- _Set problem_
Copy out the data exactly, leaving the pictures behind.

- _Data for this task_
----

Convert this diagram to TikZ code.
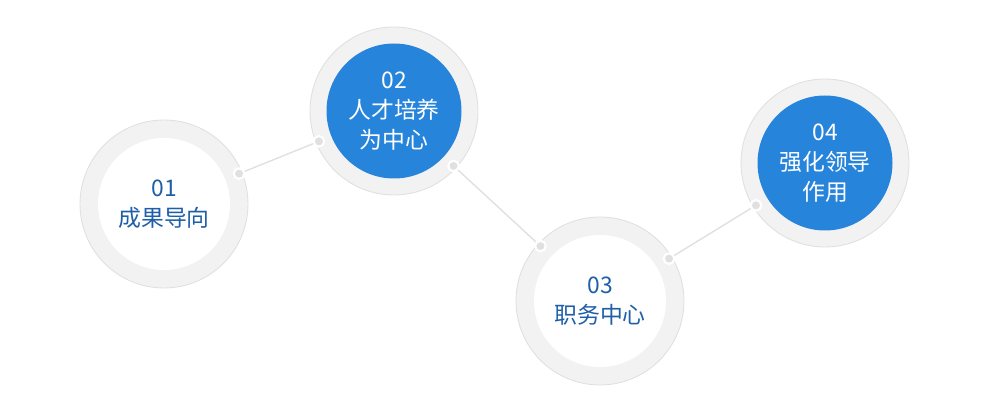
\documentclass[tikz,border=0pt]{standalone}
\usepackage{fontspec}
\setmainfont{Noto Sans CJK SC}
\usetikzlibrary{calc}
\definecolor{ringgray}{HTML}{F2F2F2}
\definecolor{ringline}{HTML}{E0E0E0}
\definecolor{stepblue}{HTML}{2784DB}
\definecolor{textblue}{HTML}{1F5FA8}
\tikzset{
  ring/.style={circle,fill=ringgray,draw=ringline,line width=0.5pt,minimum size=3.36cm,inner sep=0pt},
  hollow/.style={circle,fill=white,minimum size=2.64cm,inner sep=0pt,align=center,text=textblue,font=\fontsize{13}{17}\selectfont},
  solid/.style={circle,fill=stepblue,minimum size=2.7cm,inner sep=0pt,align=center,text=white,font=\fontsize{13}{17}\selectfont},
  joint/.style={circle,fill=ringline,draw=white,line width=1.2pt,minimum size=6pt,inner sep=0pt},
  link/.style={draw=ringline,line width=0.8pt}
}
\begin{document}
\begin{tikzpicture}
\useasboundingbox (0,0) rectangle (20,8.4);
% rings
\node[ring] (r1) at (3.28,4.32) {};
\node[ring] (r2) at (7.88,6.18) {};
\node[ring] (r3) at (12.0,2.38) {};
\node[ring] (r4) at (16.5,5.14) {};
% centres
\node[hollow] (c1) at (r1) {01\\成果导向};
\node[solid] (c2) at (r2) {02\\人才培养\\为中心};
\node[hollow] (c3) at (r3) {03\\职务中心};
\node[solid] (c4) at (r4) {04\\强化领导\\作用};
% connectors
\foreach \a/\b [count=\i] in {r1/r2,r2/r3,r3/r4}{
  \coordinate (s\i) at ($(\a)!1.62cm!(\b)$);
  \coordinate (e\i) at ($(\b)!1.62cm!(\a)$);
  \draw[link] (s\i) -- (e\i);
  \node[joint] at (s\i) {};
  \node[joint] at (e\i) {};
}
\end{tikzpicture}
\end{document}
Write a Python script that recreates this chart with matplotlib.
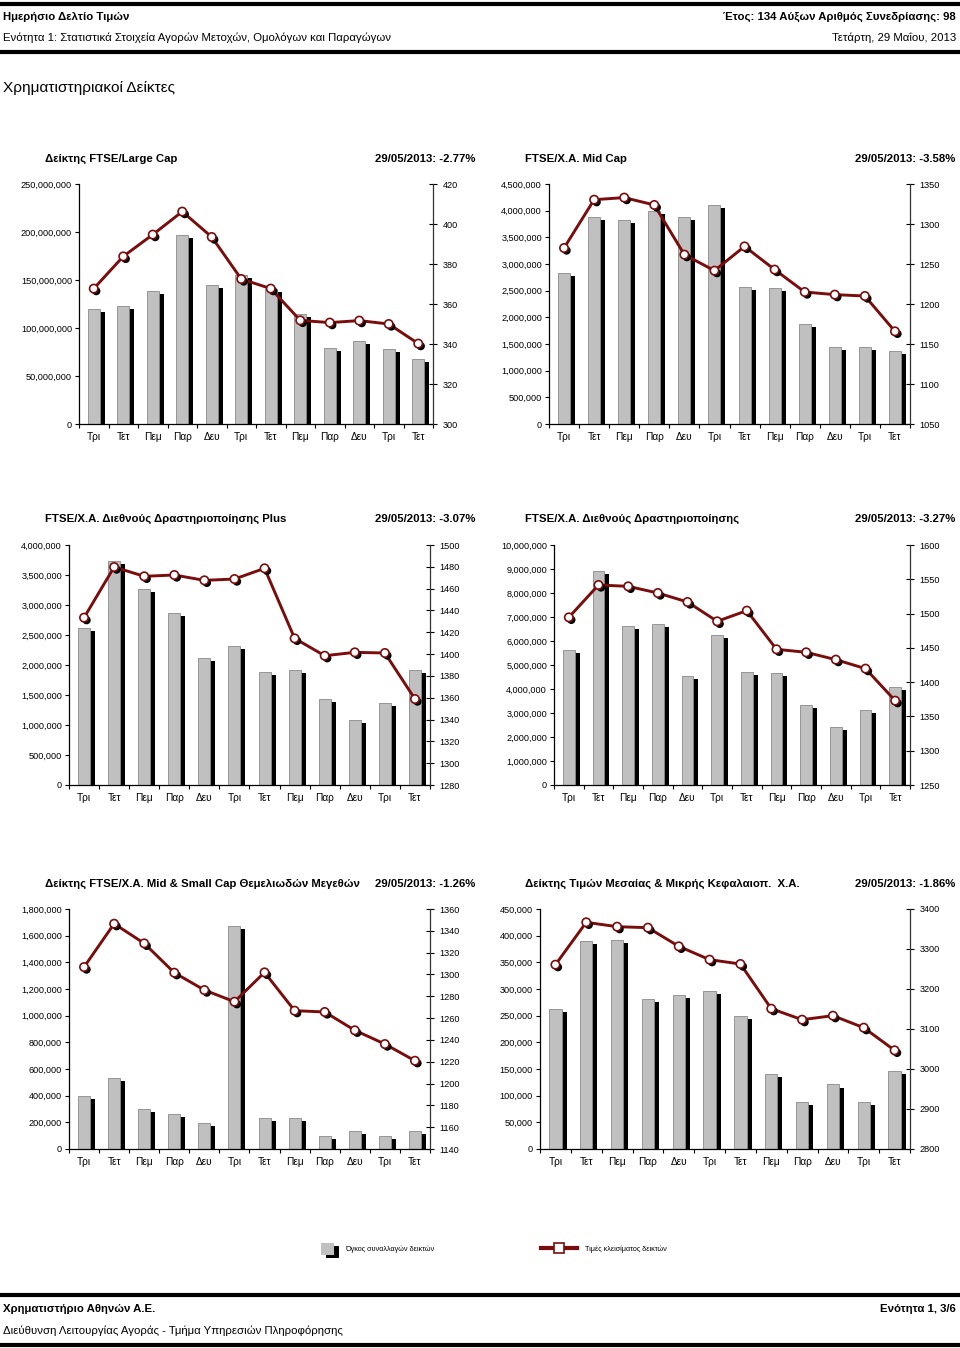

----

- _Written reply_
Convert this diagram to TikZ code.
\documentclass[tikz,border=0pt]{standalone}
\usepackage{fontspec}
\setmainfont{Noto Sans CJK SC}
\usetikzlibrary{calc}
\definecolor{ringgray}{HTML}{F2F2F2}
\definecolor{ringline}{HTML}{E0E0E0}
\definecolor{stepblue}{HTML}{2784DB}
\definecolor{textblue}{HTML}{1F5FA8}
\tikzset{
  ring/.style={circle,fill=ringgray,draw=ringline,line width=0.5pt,minimum size=3.36cm,inner sep=0pt},
  hollow/.style={circle,fill=white,minimum size=2.64cm,inner sep=0pt,align=center,text=textblue,font=\fontsize{13}{17}\selectfont},
  solid/.style={circle,fill=stepblue,minimum size=2.7cm,inner sep=0pt,align=center,text=white,font=\fontsize{13}{17}\selectfont},
  joint/.style={circle,fill=ringline,draw=white,line width=1.2pt,minimum size=6pt,inner sep=0pt},
  link/.style={draw=ringline,line width=0.8pt}
}
\begin{document}
\begin{tikzpicture}
\useasboundingbox (0,0) rectangle (20,8.4);
% rings
\node[ring] (r1) at (3.28,4.32) {};
\node[ring] (r2) at (7.88,6.18) {};
\node[ring] (r3) at (12.0,2.38) {};
\node[ring] (r4) at (16.5,5.14) {};
% centres
\node[hollow] (c1) at (r1) {01\\成果导向};
\node[solid] (c2) at (r2) {02\\人才培养\\为中心};
\node[hollow] (c3) at (r3) {03\\职务中心};
\node[solid] (c4) at (r4) {04\\强化领导\\作用};
% connectors
\foreach \a/\b [count=\i] in {r1/r2,r2/r3,r3/r4}{
  \coordinate (s\i) at ($(\a)!1.62cm!(\b)$);
  \coordinate (e\i) at ($(\b)!1.62cm!(\a)$);
  \draw[link] (s\i) -- (e\i);
  \node[joint] at (s\i) {};
  \node[joint] at (e\i) {};
}
\end{tikzpicture}
\end{document}
Write a Python script that recreates this chart with matplotlib.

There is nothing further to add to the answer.